Nasional

Wewenang dan Tugas Rais 'Aam PBNU

Selasa, 30 November 2021 | 17:45 WIB

Wewenang dan Tugas Rais 'Aam PBNU

Logo Nahdlatul Ulama. (Foto: NU Online)

Jakarta, NU Online

Istilah rais 'aam digunakan untuk menyebut pemimpin tertinggi di dalam jam’iyah NU. Lengkapnya disebut Rais 'Aam Syuriyah Pengurus Besar Nahdlatul Ulama (PBNU). Rais 'Aam memiliki fungsi, wewenang, dan tugas dalam jam’iyah.


Dikutip dari Ensiklopedia NU, fungsi rais 'aam adalah sebagai kepala Ahlul Halli wal Aqdi (Ahwa). Semua keputusannya secara kolektif dalam syuriyah bersifat mengikat dan ditaati. Sementara kewenangan dan tugas Rais 'Aam PBNU diatur dalam Anggaran Rumah Tangga Nahdlatul Ulama (ART) NU hasil Muktamar ke-33 NU Jombang, pada 2015. 


Kewenangan dan tugas Rais 'Aam PBNU

Sebagai pemimpin tertinggi jam’iyah NU, rais 'aam memiliki lima wewenang yang termaktub di dalam ART NU Bab XVIII Pasal 58 ayat 1.

 

Pertama, mengendalikan pelaksanaan kebijakan umum organisasi.

 

Kedua, mewakili PBNU baik keluar maupun ke dalam yang menyangkut urusan keagamaan baik dalam bentuk konsultasi, koordinasi, maupun informasi. 


Ketiga, bersama ketua umum mewakili PBNU dalam hal melakukan tindakan penerimaan, pengalihan, tukar-menukar, penjaminan, penyerahan wewenang penguasaan atau pengelolaan dan penyertaan usaha atas harta benda bergerak dan/atau tidak bergerak milik atau yang dikuasai NU dengan tidak mengurangi pembatasan yang diputuskan oleh muktamar baik di dalam atau di luar pengadilan. 

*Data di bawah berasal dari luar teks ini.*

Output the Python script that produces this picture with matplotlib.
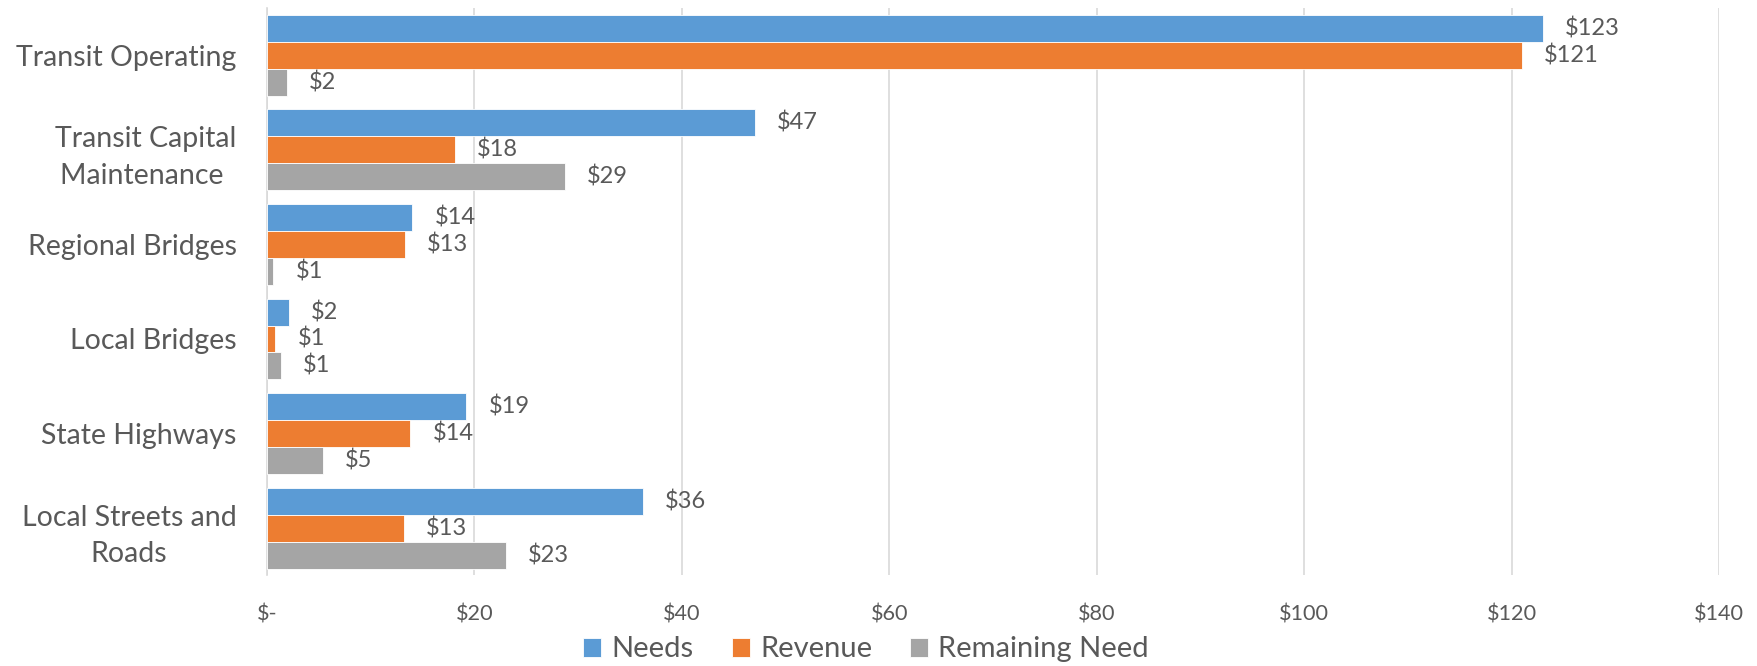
import matplotlib
matplotlib.use("Agg")
import matplotlib.pyplot as plt
import numpy as np

categories = ["Transit Operating", "Transit Capital\nMaintenance ", "Regional Bridges",
              "Local Bridges", "State Highways", "Local Streets and\nRoads"]
needs = [123.0, 47.0, 14.0, 2.1, 19.2, 36.2]
revenue = [121.0, 18.1, 13.3, 0.8, 13.8, 13.2]
remaining = [1.9, 28.7, 0.6, 1.3, 5.4, 23.0]
series_names = ["Needs", "Revenue", "Remaining Need"]
colors = ["#5B9BD5", "#ED7D31", "#A5A5A5"]
xticks = [0, 20, 40, 60, 80, 100, 120, 140]
xticklabels = ["$-", "$20", "$40", "$60", "$80", "$100", "$120", "$140"]

plt.rcParams['font.family'] = ['Lato', 'DejaVu Sans']
txt = "#595959"

fig = plt.figure(figsize=(17.57, 6.66), dpi=100)
ax = fig.add_axes([0.152, 0.136, 0.9784 - 0.152, 0.988 - 0.136])

y = np.arange(len(categories))
h = 0.285
for i, (vals, name, c) in enumerate(zip([needs, revenue, remaining], series_names, colors)):
    pos = y + (i - 1) * h
    ax.barh(pos, vals, height=h, color=c, label=name, edgecolor="white", linewidth=0.6, zorder=3)
    for p, v in zip(pos, vals):
        ax.annotate(f"${v:.0f}", xy=(v, p), xytext=(16, 0), textcoords="offset points",
                    ha="left", va="center", fontsize=17, color=txt)

ax.set_ylim(len(categories) - 0.5, -0.5)
ax.set_xlim(0, 140)
ax.set_yticks(y)
ax.set_yticklabels(categories, fontsize=20.5, color=txt)
for t in ax.get_yticklabels():
    t.set_multialignment("center")
    t.set_linespacing(1.5)
ax.set_xticks(xticks)
ax.set_xticklabels(xticklabels, fontsize=15.6, color=txt)
ax.tick_params(axis="both", length=0)
ax.tick_params(axis="x", pad=21)
ax.tick_params(axis="y", pad=22)
ax.grid(axis="x", color="#D9D9D9", linewidth=1.2, zorder=0)
for s in ["top", "right", "bottom"]:
    ax.spines[s].set_visible(False)
ax.spines["left"].set_color("#D9D9D9")
ax.spines["left"].set_linewidth(1.2)

leg = fig.legend(loc="center", bbox_to_anchor=(0.493, 0.025), ncol=3, frameon=False,
                 fontsize=21, handlelength=0.62, handleheight=0.62, handletextpad=0.35,
                 columnspacing=1.3, borderpad=0)
for t in leg.get_texts():
    t.set_color(txt)

fig.savefig("out.png", dpi=100)
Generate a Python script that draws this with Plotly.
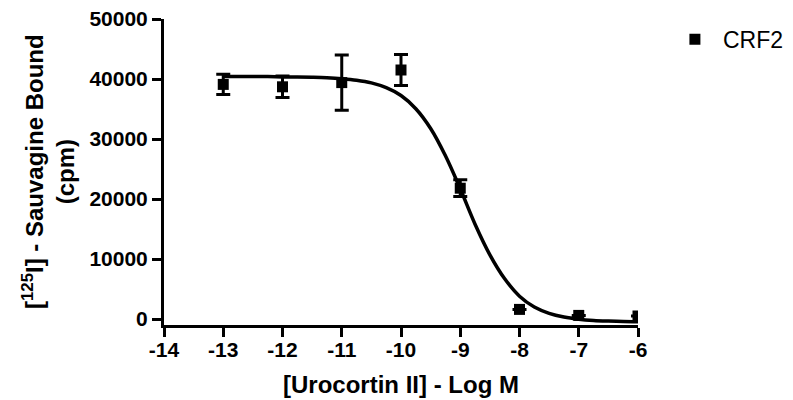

Keempat, bersama ketua umum menandatangani keputusan-keputusan strategis PBNU.

 

Kelima, bersama ketua umum membatalkan keputusan perangkat organisasi yang bertentangan dengan AD dan ART NU. 


Di ayat berikutnya, masih di bab dan pasal yang sama, rais 'aam memiliki empat tugas.

 

Pertama, mengarahkan dan mengawasi pelaksanaan keputusan-keputusan muktamar dan kebijakan umum PBNU.

 

Kedua, memimpin, mengkoordinasikan dan mengawasi tugas-tugas di antara pengurus besar syuriyah. 


Ketiga, bersama ketua umum memimpin pelaksanaan muktamar, musyawarah nasional alim ulama, konferensi besar, rapat kerja, rapat pleno, rapat harian syuriyah dan tanfidziyah. Keempat, memimpin rapat harian syuriyah dan rapat pengurus lengkap syuriyah.


Sejarah posisi Rais 'Aam

Di Ensiklopedia NU disebutkan, posisi rais 'aam dilakukan dengan cara berbeda-beda. Pertama, KH Hasyim Asy’ari pernah menduduki jabatan ini di masa awal dengan sebutan rais akbar dalam sebuah rapat sederhana pada 1926, ketika NU didirikan. 


Kedua, pemilihan lewat muktamar setelah diadakan Kongres NU sampai Muktamar NU di Situbondo pada 1984. Ketiga, pemilihan lewat lembaga Ahlul Halli wal Aqdi di Situbondo untuk memilih KH Achmad Shiddiq sebagai rais 'aam. Keempat, kembali dipilih langsung oleh muktamirin secara aklamasi. 


Mengingat NU merupakan pesantren besar yang meliputi pesantren-pesantren kecil yang dikelola oleh para ulama yang tergabung di NU, maka salah satu konvensi tak tertulis mengenai persyaratan menjadi rais aam adalah memiliki pesantren. Hingga kini, persyaratan itu masih berlaku.